Restate all of the data exactly.
# # #
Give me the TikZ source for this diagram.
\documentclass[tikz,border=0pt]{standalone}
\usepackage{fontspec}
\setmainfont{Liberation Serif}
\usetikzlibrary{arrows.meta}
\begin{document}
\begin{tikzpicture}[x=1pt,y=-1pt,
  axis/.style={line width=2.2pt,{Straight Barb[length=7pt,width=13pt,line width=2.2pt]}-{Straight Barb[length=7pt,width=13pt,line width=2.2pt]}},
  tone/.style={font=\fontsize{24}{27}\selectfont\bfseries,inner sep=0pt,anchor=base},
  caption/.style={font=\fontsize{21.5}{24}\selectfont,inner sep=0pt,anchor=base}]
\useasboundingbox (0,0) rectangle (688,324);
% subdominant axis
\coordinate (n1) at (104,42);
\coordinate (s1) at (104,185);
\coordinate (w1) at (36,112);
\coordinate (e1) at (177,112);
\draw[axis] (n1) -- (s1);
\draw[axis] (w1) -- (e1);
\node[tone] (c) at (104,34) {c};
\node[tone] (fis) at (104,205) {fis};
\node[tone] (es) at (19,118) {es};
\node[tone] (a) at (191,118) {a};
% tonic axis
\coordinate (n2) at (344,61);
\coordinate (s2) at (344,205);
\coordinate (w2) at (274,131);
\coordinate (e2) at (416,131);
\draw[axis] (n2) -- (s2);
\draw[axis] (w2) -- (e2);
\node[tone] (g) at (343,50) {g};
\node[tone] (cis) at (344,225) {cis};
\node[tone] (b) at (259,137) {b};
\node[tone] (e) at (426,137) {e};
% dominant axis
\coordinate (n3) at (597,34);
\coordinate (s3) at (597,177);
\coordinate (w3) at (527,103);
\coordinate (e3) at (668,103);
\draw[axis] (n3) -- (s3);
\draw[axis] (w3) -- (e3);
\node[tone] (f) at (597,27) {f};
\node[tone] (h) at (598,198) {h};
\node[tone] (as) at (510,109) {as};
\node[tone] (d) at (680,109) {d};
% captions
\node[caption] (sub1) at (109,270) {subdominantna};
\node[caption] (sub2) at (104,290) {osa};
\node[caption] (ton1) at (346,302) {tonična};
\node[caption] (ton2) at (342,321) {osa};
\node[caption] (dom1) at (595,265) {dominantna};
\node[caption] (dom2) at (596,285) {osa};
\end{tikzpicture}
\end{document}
# # #
Result:
Give me the TikZ source for this diagram.
\documentclass[tikz,border=0pt]{standalone}
\usepackage{fontspec}
\setmainfont{Liberation Serif}
\usetikzlibrary{arrows.meta}
\begin{document}
\begin{tikzpicture}[x=1pt,y=-1pt,
  axis/.style={line width=2.2pt,{Straight Barb[length=7pt,width=13pt,line width=2.2pt]}-{Straight Barb[length=7pt,width=13pt,line width=2.2pt]}},
  tone/.style={font=\fontsize{24}{27}\selectfont\bfseries,inner sep=0pt,anchor=base},
  caption/.style={font=\fontsize{21.5}{24}\selectfont,inner sep=0pt,anchor=base}]
\useasboundingbox (0,0) rectangle (688,324);
% subdominant axis
\coordinate (n1) at (104,42);
\coordinate (s1) at (104,185);
\coordinate (w1) at (36,112);
\coordinate (e1) at (177,112);
\draw[axis] (n1) -- (s1);
\draw[axis] (w1) -- (e1);
\node[tone] (c) at (104,34) {c};
\node[tone] (fis) at (104,205) {fis};
\node[tone] (es) at (19,118) {es};
\node[tone] (a) at (191,118) {a};
% tonic axis
\coordinate (n2) at (344,61);
\coordinate (s2) at (344,205);
\coordinate (w2) at (274,131);
\coordinate (e2) at (416,131);
\draw[axis] (n2) -- (s2);
\draw[axis] (w2) -- (e2);
\node[tone] (g) at (343,50) {g};
\node[tone] (cis) at (344,225) {cis};
\node[tone] (b) at (259,137) {b};
\node[tone] (e) at (426,137) {e};
% dominant axis
\coordinate (n3) at (597,34);
\coordinate (s3) at (597,177);
\coordinate (w3) at (527,103);
\coordinate (e3) at (668,103);
\draw[axis] (n3) -- (s3);
\draw[axis] (w3) -- (e3);
\node[tone] (f) at (597,27) {f};
\node[tone] (h) at (598,198) {h};
\node[tone] (as) at (510,109) {as};
\node[tone] (d) at (680,109) {d};
% captions
\node[caption] (sub1) at (109,270) {subdominantna};
\node[caption] (sub2) at (104,290) {osa};
\node[caption] (ton1) at (346,302) {tonična};
\node[caption] (ton2) at (342,321) {osa};
\node[caption] (dom1) at (595,265) {dominantna};
\node[caption] (dom2) at (596,285) {osa};
\end{tikzpicture}
\end{document}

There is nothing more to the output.